- **Problem to solve**
Starting at the line that contains "Give me the TikZ source for this diagram." and stopping at the line that contains "(mid) -- (phystip);", return those lines exactly and nothing else. Both end lines count; pictures do not.

[Source code of charts]
● ● ● ●
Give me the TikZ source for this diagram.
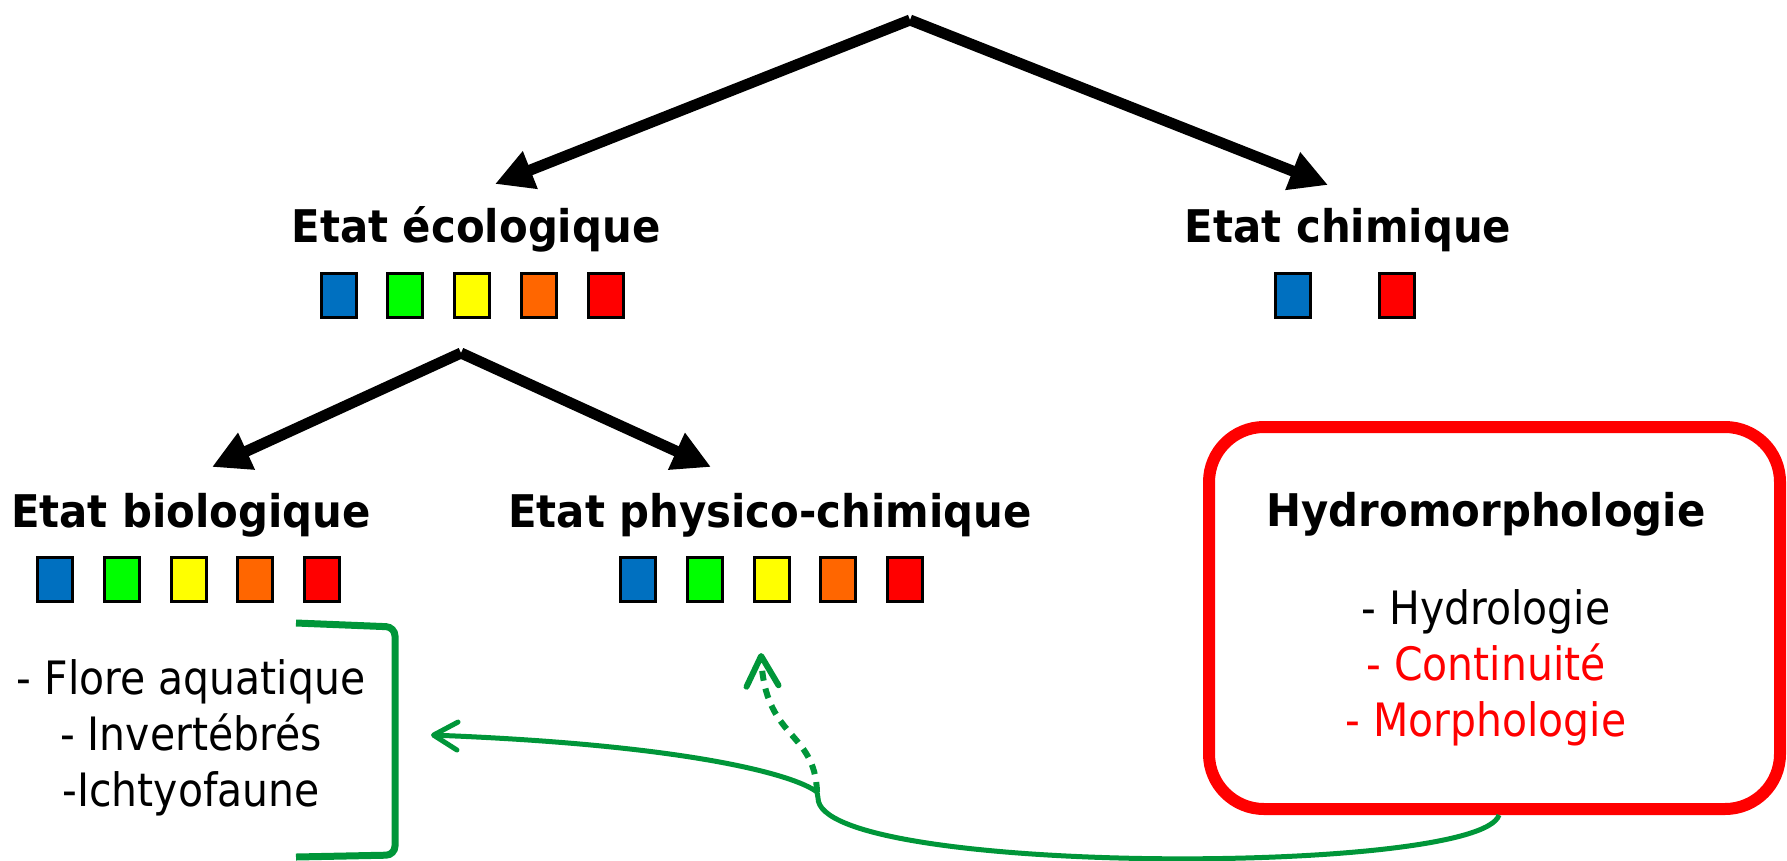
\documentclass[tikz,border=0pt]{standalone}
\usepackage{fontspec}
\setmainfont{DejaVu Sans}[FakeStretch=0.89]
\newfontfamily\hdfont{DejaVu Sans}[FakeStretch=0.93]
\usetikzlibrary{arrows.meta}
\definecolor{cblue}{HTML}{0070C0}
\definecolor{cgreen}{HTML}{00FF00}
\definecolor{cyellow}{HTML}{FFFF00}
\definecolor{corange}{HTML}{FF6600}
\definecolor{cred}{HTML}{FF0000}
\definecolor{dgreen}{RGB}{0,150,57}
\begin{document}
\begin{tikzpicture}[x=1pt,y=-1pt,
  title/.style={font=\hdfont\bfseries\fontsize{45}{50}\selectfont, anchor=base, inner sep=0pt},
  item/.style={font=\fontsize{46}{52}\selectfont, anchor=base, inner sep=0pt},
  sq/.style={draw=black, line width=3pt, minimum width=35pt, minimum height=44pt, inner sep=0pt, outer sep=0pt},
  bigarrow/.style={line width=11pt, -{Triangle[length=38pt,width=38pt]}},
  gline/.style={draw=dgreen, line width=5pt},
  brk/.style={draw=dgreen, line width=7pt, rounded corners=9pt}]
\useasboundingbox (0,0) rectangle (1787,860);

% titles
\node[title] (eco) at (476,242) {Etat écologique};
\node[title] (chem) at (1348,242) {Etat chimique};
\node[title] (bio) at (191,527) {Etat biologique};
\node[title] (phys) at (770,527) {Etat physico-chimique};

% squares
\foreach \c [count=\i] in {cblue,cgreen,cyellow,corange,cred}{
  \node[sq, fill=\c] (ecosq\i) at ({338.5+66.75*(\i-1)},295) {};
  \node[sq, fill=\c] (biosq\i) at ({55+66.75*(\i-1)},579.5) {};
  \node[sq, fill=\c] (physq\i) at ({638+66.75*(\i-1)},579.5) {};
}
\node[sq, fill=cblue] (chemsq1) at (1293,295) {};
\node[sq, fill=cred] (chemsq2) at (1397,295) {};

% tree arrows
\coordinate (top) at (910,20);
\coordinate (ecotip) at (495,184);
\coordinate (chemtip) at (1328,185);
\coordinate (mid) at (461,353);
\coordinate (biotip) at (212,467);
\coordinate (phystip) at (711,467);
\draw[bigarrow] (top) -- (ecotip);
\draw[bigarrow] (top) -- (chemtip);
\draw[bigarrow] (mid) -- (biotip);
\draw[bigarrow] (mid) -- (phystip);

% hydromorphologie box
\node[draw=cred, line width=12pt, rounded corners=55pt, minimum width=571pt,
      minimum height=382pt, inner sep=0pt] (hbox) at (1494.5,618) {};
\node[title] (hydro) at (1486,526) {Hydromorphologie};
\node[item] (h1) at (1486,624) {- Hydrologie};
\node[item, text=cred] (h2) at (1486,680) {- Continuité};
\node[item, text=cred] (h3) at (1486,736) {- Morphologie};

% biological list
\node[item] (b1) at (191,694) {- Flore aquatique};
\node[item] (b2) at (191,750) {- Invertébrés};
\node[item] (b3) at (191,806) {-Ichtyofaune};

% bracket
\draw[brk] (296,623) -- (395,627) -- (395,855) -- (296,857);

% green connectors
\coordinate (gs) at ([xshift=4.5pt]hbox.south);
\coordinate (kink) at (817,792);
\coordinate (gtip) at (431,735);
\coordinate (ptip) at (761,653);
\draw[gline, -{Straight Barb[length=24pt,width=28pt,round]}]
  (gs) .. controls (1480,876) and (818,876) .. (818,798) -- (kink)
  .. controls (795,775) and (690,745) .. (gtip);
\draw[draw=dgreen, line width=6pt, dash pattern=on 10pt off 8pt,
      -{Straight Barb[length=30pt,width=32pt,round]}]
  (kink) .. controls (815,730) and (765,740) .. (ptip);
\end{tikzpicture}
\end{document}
● ● ● ●
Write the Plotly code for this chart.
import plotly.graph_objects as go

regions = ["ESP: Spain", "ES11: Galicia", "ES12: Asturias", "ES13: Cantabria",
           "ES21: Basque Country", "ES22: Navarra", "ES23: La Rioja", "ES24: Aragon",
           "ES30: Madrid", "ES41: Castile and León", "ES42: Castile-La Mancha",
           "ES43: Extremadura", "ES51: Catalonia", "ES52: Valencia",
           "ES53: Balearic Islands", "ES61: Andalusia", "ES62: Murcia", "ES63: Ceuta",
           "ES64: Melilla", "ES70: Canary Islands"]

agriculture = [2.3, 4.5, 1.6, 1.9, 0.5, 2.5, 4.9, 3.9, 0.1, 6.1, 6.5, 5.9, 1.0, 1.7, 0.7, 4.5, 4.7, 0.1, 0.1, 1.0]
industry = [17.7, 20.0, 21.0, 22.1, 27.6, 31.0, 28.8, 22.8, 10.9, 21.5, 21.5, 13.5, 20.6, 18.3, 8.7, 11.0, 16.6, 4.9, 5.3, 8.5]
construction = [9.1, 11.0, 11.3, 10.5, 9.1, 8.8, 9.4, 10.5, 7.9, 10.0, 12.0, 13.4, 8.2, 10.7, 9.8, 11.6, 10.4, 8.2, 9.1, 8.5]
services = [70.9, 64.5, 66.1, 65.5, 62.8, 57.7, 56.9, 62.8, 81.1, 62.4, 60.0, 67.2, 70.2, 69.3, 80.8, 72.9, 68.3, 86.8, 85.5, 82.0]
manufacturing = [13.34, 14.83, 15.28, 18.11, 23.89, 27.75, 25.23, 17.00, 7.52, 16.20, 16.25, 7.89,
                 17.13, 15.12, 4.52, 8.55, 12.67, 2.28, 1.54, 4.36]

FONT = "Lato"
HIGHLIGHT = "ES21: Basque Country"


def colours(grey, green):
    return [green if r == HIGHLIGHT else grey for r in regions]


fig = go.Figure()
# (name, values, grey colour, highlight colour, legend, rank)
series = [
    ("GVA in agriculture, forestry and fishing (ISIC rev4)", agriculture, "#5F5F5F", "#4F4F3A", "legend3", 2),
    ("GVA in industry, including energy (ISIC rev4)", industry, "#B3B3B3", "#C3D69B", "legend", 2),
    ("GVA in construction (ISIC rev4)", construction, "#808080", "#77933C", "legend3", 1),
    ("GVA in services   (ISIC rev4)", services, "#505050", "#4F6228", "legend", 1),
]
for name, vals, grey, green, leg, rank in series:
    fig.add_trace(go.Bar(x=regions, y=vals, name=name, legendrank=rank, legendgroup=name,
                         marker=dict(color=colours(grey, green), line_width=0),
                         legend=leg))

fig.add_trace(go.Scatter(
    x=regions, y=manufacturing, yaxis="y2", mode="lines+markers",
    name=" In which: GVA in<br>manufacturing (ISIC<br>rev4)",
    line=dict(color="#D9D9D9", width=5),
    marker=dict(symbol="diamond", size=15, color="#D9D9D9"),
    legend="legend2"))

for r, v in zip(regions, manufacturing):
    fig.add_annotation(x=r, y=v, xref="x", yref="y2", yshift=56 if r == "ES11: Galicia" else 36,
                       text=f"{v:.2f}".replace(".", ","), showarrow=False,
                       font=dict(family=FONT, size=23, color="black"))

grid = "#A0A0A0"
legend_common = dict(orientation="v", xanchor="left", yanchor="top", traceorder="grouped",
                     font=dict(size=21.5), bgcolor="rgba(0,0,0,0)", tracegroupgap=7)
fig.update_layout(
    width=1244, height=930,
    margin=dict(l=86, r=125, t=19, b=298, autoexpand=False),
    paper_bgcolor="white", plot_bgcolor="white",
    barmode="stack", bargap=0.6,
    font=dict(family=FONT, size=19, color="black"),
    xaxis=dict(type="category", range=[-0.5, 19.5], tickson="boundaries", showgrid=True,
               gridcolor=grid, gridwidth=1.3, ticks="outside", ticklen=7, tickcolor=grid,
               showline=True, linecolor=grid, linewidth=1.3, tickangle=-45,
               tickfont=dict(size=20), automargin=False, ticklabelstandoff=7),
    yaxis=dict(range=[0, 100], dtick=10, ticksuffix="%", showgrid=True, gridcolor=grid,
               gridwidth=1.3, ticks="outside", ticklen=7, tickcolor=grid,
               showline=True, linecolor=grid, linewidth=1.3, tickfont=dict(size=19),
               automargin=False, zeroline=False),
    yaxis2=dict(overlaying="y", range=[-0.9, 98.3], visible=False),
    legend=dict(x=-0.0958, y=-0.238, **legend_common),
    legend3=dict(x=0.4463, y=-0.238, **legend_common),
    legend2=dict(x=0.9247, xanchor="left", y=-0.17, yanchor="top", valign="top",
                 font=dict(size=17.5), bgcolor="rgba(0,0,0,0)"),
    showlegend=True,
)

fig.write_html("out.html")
● ● ● ●
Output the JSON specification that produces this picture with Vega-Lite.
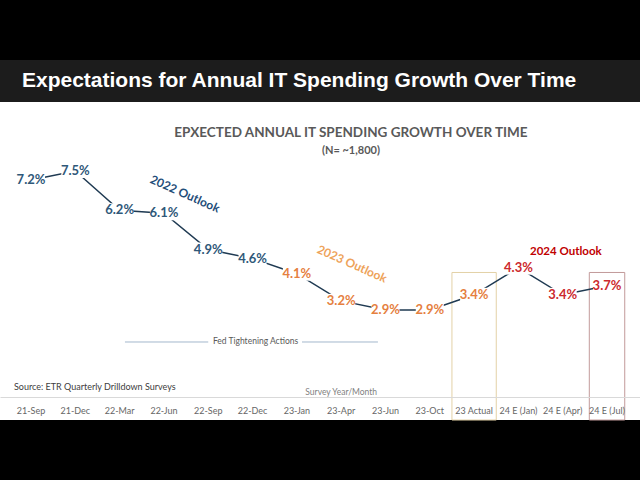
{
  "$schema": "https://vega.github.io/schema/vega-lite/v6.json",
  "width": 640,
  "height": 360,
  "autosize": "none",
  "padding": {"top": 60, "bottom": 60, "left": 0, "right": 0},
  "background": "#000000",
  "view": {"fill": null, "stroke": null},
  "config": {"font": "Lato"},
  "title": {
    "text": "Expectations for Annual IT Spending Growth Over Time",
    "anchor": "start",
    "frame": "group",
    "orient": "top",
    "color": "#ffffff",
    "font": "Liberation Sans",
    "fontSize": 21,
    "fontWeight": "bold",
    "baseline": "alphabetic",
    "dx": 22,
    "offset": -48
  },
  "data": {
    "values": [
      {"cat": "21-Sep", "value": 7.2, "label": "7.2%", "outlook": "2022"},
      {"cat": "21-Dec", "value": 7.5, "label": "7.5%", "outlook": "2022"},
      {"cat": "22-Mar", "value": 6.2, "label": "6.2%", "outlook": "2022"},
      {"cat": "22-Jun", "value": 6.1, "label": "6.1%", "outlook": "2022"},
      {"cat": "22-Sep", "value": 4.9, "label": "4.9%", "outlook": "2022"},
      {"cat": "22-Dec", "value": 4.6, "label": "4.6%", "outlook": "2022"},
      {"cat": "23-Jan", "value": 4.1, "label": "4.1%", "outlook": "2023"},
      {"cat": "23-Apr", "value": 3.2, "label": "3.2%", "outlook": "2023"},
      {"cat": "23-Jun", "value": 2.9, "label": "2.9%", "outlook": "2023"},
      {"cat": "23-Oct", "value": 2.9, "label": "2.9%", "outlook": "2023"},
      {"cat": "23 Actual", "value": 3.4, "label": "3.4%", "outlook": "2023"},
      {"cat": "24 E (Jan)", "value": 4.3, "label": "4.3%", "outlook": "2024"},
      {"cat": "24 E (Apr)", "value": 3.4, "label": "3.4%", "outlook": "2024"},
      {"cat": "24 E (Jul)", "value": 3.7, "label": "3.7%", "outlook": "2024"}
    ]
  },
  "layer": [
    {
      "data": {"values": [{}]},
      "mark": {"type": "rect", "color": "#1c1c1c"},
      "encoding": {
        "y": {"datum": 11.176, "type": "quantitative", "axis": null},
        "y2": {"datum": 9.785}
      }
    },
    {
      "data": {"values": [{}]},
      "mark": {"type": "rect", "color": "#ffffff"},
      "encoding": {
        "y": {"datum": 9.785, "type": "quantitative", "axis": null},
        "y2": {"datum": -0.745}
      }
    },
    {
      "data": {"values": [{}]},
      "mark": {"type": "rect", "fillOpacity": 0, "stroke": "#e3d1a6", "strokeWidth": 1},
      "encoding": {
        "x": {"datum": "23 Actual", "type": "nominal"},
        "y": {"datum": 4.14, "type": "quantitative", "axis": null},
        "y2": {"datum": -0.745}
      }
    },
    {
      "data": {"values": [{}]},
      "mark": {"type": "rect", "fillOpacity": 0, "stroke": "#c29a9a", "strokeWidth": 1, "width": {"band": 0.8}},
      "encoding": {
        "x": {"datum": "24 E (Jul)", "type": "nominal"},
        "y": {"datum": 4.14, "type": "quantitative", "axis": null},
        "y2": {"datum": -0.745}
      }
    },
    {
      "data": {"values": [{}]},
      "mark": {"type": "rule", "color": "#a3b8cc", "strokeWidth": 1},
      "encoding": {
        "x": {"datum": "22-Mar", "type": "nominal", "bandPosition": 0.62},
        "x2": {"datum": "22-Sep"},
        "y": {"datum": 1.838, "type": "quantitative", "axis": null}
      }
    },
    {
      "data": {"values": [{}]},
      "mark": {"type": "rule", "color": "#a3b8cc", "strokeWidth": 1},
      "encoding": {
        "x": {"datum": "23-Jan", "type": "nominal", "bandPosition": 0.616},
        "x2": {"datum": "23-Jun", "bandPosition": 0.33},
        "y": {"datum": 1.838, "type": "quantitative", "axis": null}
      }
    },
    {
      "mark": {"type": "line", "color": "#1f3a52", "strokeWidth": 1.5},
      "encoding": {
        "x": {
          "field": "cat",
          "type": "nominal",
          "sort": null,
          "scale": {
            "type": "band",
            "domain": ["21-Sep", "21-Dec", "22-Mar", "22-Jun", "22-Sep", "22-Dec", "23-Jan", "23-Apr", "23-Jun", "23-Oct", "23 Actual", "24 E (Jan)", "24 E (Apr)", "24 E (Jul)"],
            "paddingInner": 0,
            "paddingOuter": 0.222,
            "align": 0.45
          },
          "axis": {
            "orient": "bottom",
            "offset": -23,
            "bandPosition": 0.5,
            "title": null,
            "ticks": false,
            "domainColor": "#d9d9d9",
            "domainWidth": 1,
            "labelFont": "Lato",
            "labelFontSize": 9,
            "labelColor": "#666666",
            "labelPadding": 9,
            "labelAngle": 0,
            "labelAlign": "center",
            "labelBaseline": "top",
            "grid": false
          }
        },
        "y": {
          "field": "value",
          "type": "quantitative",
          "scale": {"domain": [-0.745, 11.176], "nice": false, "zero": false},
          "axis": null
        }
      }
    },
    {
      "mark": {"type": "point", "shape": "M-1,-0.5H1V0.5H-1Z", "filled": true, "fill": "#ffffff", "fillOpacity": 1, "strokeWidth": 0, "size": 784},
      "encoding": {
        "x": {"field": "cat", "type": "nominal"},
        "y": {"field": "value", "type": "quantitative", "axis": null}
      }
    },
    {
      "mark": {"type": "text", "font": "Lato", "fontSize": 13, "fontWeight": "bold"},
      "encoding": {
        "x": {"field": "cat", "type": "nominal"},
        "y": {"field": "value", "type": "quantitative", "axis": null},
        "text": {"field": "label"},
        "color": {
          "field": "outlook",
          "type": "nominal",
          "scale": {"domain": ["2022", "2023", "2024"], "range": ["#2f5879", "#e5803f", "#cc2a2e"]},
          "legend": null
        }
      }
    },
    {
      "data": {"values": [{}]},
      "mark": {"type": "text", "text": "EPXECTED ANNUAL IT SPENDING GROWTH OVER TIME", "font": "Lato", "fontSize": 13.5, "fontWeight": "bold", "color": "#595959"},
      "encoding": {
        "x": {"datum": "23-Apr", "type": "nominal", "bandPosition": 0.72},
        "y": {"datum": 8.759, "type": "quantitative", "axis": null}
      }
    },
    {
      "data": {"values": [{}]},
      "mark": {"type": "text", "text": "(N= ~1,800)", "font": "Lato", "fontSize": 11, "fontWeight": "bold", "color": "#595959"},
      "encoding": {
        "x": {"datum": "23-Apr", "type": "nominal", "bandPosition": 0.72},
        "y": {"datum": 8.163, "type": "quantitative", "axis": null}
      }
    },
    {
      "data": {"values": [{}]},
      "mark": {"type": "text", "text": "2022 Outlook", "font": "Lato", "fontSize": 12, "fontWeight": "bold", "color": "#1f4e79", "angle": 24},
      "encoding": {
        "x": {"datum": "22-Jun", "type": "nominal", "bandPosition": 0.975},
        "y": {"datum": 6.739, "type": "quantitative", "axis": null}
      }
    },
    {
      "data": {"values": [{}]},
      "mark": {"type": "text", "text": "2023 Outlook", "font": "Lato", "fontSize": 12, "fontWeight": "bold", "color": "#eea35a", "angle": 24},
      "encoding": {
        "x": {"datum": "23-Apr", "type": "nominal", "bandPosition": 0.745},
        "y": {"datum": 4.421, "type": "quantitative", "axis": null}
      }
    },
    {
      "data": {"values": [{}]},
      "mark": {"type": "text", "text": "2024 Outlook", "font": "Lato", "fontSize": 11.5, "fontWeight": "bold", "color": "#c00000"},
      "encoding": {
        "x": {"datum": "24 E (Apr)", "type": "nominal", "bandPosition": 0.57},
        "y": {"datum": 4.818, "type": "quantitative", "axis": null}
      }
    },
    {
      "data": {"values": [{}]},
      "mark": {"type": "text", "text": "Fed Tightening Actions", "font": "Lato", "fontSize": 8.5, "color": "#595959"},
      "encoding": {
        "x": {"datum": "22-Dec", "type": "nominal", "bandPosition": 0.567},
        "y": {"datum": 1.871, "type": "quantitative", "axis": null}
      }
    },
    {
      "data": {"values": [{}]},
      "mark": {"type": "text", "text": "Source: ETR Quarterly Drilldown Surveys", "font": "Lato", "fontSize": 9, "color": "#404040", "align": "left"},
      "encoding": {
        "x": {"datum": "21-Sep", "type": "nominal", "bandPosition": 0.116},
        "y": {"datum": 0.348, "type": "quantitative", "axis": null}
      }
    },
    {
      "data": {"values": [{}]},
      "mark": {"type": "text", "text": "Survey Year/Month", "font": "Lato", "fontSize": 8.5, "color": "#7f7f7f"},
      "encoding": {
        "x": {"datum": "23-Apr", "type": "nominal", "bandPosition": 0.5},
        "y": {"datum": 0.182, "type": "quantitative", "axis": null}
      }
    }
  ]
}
● ● ● ●
- **Complete answer**
Give me the TikZ source for this diagram.
\documentclass[tikz,border=0pt]{standalone}
\usepackage{fontspec}
\setmainfont{DejaVu Sans}[FakeStretch=0.89]
\newfontfamily\hdfont{DejaVu Sans}[FakeStretch=0.93]
\usetikzlibrary{arrows.meta}
\definecolor{cblue}{HTML}{0070C0}
\definecolor{cgreen}{HTML}{00FF00}
\definecolor{cyellow}{HTML}{FFFF00}
\definecolor{corange}{HTML}{FF6600}
\definecolor{cred}{HTML}{FF0000}
\definecolor{dgreen}{RGB}{0,150,57}
\begin{document}
\begin{tikzpicture}[x=1pt,y=-1pt,
  title/.style={font=\hdfont\bfseries\fontsize{45}{50}\selectfont, anchor=base, inner sep=0pt},
  item/.style={font=\fontsize{46}{52}\selectfont, anchor=base, inner sep=0pt},
  sq/.style={draw=black, line width=3pt, minimum width=35pt, minimum height=44pt, inner sep=0pt, outer sep=0pt},
  bigarrow/.style={line width=11pt, -{Triangle[length=38pt,width=38pt]}},
  gline/.style={draw=dgreen, line width=5pt},
  brk/.style={draw=dgreen, line width=7pt, rounded corners=9pt}]
\useasboundingbox (0,0) rectangle (1787,860);

% titles
\node[title] (eco) at (476,242) {Etat écologique};
\node[title] (chem) at (1348,242) {Etat chimique};
\node[title] (bio) at (191,527) {Etat biologique};
\node[title] (phys) at (770,527) {Etat physico-chimique};

% squares
\foreach \c [count=\i] in {cblue,cgreen,cyellow,corange,cred}{
  \node[sq, fill=\c] (ecosq\i) at ({338.5+66.75*(\i-1)},295) {};
  \node[sq, fill=\c] (biosq\i) at ({55+66.75*(\i-1)},579.5) {};
  \node[sq, fill=\c] (physq\i) at ({638+66.75*(\i-1)},579.5) {};
}
\node[sq, fill=cblue] (chemsq1) at (1293,295) {};
\node[sq, fill=cred] (chemsq2) at (1397,295) {};

% tree arrows
\coordinate (top) at (910,20);
\coordinate (ecotip) at (495,184);
\coordinate (chemtip) at (1328,185);
\coordinate (mid) at (461,353);
\coordinate (biotip) at (212,467);
\coordinate (phystip) at (711,467);
\draw[bigarrow] (top) -- (ecotip);
\draw[bigarrow] (top) -- (chemtip);
\draw[bigarrow] (mid) -- (biotip);
\draw[bigarrow] (mid) -- (phystip);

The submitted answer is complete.